Yağışların toplumsal riskler nedeniyle sele dönüşmesi, nüfus yoğunluğumuzun artmasının ve düzensiz kentleşmenin bir sonucu. Bu riskler geçen her gün daha da artacağı için ülkemizin iklim değişikliği bağlamındaki birincil önceliği halkımızın etkilenebilirliğini azaltacak uyum çalışmalarına çok daha fazla önem vermektir.
Prof. Dr. Levent KURNAZ, Boğaziçi Üniversitesi İklim Değişikliği ve Politikaları Uygulama ve Araştırma Merkezi Müdürü
YAZI: Prof. Dr. Levent KURNAZ, Boğaziçi Üniversitesi İklim Değişikliği ve Politikaları Uygulama ve Araştırma Merkezi Müdürü
Öneriler
– Büyük şehirlerimizde kanalizasyon ve yağmur suyunun ayrı toplanmasını sağlamak zorundayız. Bu ikisi birlikte toplandıklarında sel ve taşkın risklerini artırmaktadır.
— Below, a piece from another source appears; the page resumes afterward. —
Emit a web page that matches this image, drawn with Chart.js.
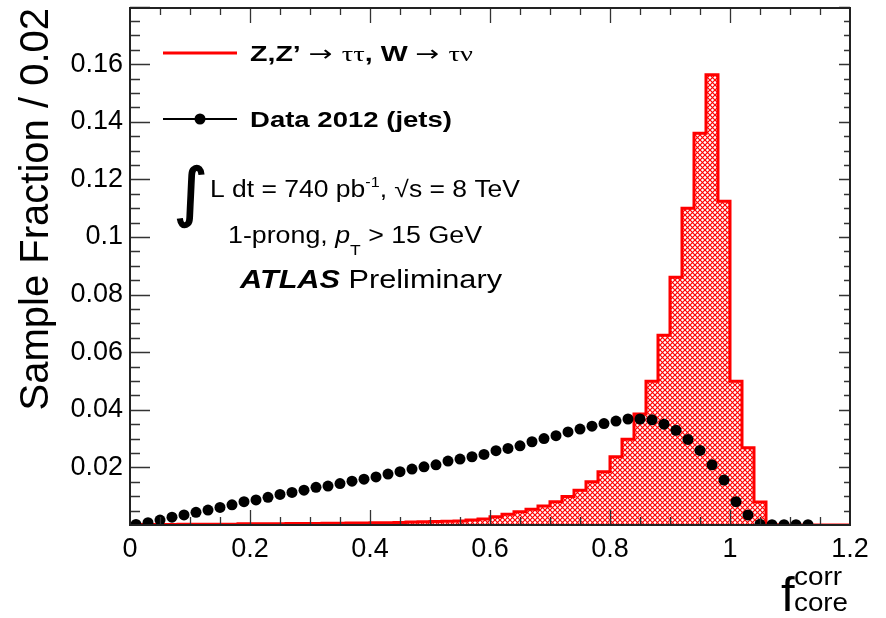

Ayrıca yağmur suyu temiz sudur ve arıtılması çok daha kolaydır.
– İklim riski dediğimizde bugün aklımıza sel ve taşkınlar geliyor ama daha önemli risk susuzluktur. İklim değişikliği gökten düşen su miktarını fazla değiştirmemekle birlikte bunun sıklığını ve şiddetini değiştirecektir. Bu nedenle de su toplama sistemlerimizin buna uygun tasarlanması gerekmektedir. Bu durumda kanalizasyon ve yağmur suyunu birlikte toplayıp sonra arıtmaya çalışmak mantıklı değildir.
– Ülkemizde bile 2050 yılına kadar şehirli nüfus sayısal olarak neredeyse %50 artacaktır. Bu da beraberinde yeni barınma ihtiyaçları getirecektir. Bu yeni barınma planlarında binaların su toplama ve güneşten yararlanma durumlarına son derece önem vermek zorundayız. Yeni binaların yazın serin, kışın sıcak olacak biçimde tasarlanması ve ruhsatlanması gelecekteki enerji ihtiyacımız açısından da çok gereklidir.
– Etkilenebilirliği azaltan en önemli faktörlerden biri de eğitimdir. Eğitimden benim anladığım ise özellikle şehirlerde en üst düzey yöneticiden en alttaki işçiye kadar herkesin iklim değişikliğinin önemli riskler getireceğini anlaması ve yaptığı her işi ona göre planlamasıdır. Bu konuda atılacak her hatalı adım bize yakın gelecekte iklim felaketi riski olarak geri dönecektir.
– Uzun vadede iklim risklerinin azaltılması sosyal risklerin azaltılması ile mümkün olur. Cebinde parası olan sel basacağını bilerek dere yatağına veya kayacağını bilerek dik yamaca ev yapmaz. Buralara yapı izni verilmemesi çözüm değildir. Yapılması gereken insanların böyle tehlikeli yerlerde barınmaya mecbur kalmamasını sağlamaktır.